GOAL OF THE EXERCISE
Restate the data word for word and leave the images out.

DATA EXCERPT
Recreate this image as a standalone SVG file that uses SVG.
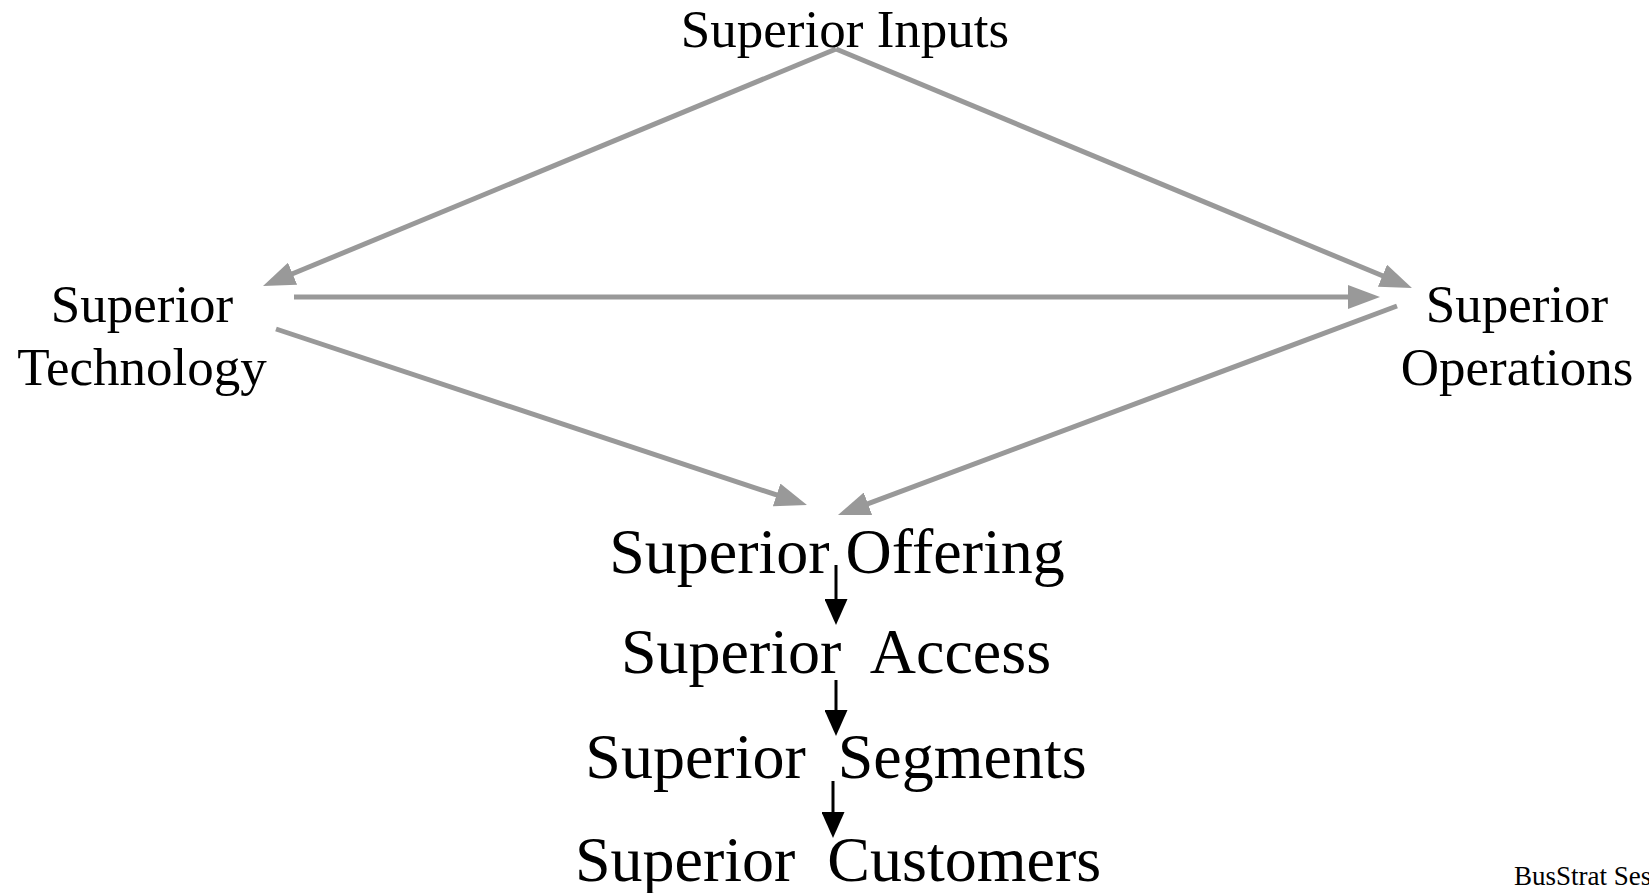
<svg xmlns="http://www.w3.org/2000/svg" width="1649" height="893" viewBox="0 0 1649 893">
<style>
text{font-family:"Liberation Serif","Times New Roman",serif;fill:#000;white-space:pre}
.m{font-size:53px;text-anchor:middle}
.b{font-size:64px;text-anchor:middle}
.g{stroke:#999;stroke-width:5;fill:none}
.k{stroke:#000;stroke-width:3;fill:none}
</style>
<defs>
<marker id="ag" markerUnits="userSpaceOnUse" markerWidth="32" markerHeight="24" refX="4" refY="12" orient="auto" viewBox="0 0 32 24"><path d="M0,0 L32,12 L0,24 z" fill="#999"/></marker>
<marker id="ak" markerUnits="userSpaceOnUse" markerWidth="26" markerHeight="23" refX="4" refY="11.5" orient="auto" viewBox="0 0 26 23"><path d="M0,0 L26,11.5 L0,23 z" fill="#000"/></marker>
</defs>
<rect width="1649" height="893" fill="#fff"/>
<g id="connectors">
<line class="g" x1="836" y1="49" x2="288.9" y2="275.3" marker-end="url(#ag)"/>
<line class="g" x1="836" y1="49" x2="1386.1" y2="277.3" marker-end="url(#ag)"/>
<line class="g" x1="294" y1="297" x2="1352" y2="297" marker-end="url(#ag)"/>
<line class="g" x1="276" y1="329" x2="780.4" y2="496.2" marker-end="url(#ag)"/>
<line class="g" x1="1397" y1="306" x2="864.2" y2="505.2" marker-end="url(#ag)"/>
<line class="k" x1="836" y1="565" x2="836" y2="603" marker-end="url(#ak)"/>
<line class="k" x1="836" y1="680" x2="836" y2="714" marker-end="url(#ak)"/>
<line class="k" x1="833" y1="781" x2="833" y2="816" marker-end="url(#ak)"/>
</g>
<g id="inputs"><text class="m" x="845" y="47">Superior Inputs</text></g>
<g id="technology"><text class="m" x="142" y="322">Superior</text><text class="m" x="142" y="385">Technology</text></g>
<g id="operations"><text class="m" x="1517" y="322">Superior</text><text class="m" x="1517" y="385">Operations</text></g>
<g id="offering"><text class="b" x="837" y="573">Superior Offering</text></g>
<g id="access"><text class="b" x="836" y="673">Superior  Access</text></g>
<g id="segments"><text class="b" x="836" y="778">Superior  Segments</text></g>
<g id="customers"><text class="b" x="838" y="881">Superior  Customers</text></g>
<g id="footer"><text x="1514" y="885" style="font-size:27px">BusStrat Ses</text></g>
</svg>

FULL OUTPUT
Recreate this image as a standalone SVG file that uses SVG.
<svg xmlns="http://www.w3.org/2000/svg" width="1649" height="893" viewBox="0 0 1649 893">
<style>
text{font-family:"Liberation Serif","Times New Roman",serif;fill:#000;white-space:pre}
.m{font-size:53px;text-anchor:middle}
.b{font-size:64px;text-anchor:middle}
.g{stroke:#999;stroke-width:5;fill:none}
.k{stroke:#000;stroke-width:3;fill:none}
</style>
<defs>
<marker id="ag" markerUnits="userSpaceOnUse" markerWidth="32" markerHeight="24" refX="4" refY="12" orient="auto" viewBox="0 0 32 24"><path d="M0,0 L32,12 L0,24 z" fill="#999"/></marker>
<marker id="ak" markerUnits="userSpaceOnUse" markerWidth="26" markerHeight="23" refX="4" refY="11.5" orient="auto" viewBox="0 0 26 23"><path d="M0,0 L26,11.5 L0,23 z" fill="#000"/></marker>
</defs>
<rect width="1649" height="893" fill="#fff"/>
<g id="connectors">
<line class="g" x1="836" y1="49" x2="288.9" y2="275.3" marker-end="url(#ag)"/>
<line class="g" x1="836" y1="49" x2="1386.1" y2="277.3" marker-end="url(#ag)"/>
<line class="g" x1="294" y1="297" x2="1352" y2="297" marker-end="url(#ag)"/>
<line class="g" x1="276" y1="329" x2="780.4" y2="496.2" marker-end="url(#ag)"/>
<line class="g" x1="1397" y1="306" x2="864.2" y2="505.2" marker-end="url(#ag)"/>
<line class="k" x1="836" y1="565" x2="836" y2="603" marker-end="url(#ak)"/>
<line class="k" x1="836" y1="680" x2="836" y2="714" marker-end="url(#ak)"/>
<line class="k" x1="833" y1="781" x2="833" y2="816" marker-end="url(#ak)"/>
</g>
<g id="inputs"><text class="m" x="845" y="47">Superior Inputs</text></g>
<g id="technology"><text class="m" x="142" y="322">Superior</text><text class="m" x="142" y="385">Technology</text></g>
<g id="operations"><text class="m" x="1517" y="322">Superior</text><text class="m" x="1517" y="385">Operations</text></g>
<g id="offering"><text class="b" x="837" y="573">Superior Offering</text></g>
<g id="access"><text class="b" x="836" y="673">Superior  Access</text></g>
<g id="segments"><text class="b" x="836" y="778">Superior  Segments</text></g>
<g id="customers"><text class="b" x="838" y="881">Superior  Customers</text></g>
<g id="footer"><text x="1514" y="885" style="font-size:27px">BusStrat Ses</text></g>
</svg>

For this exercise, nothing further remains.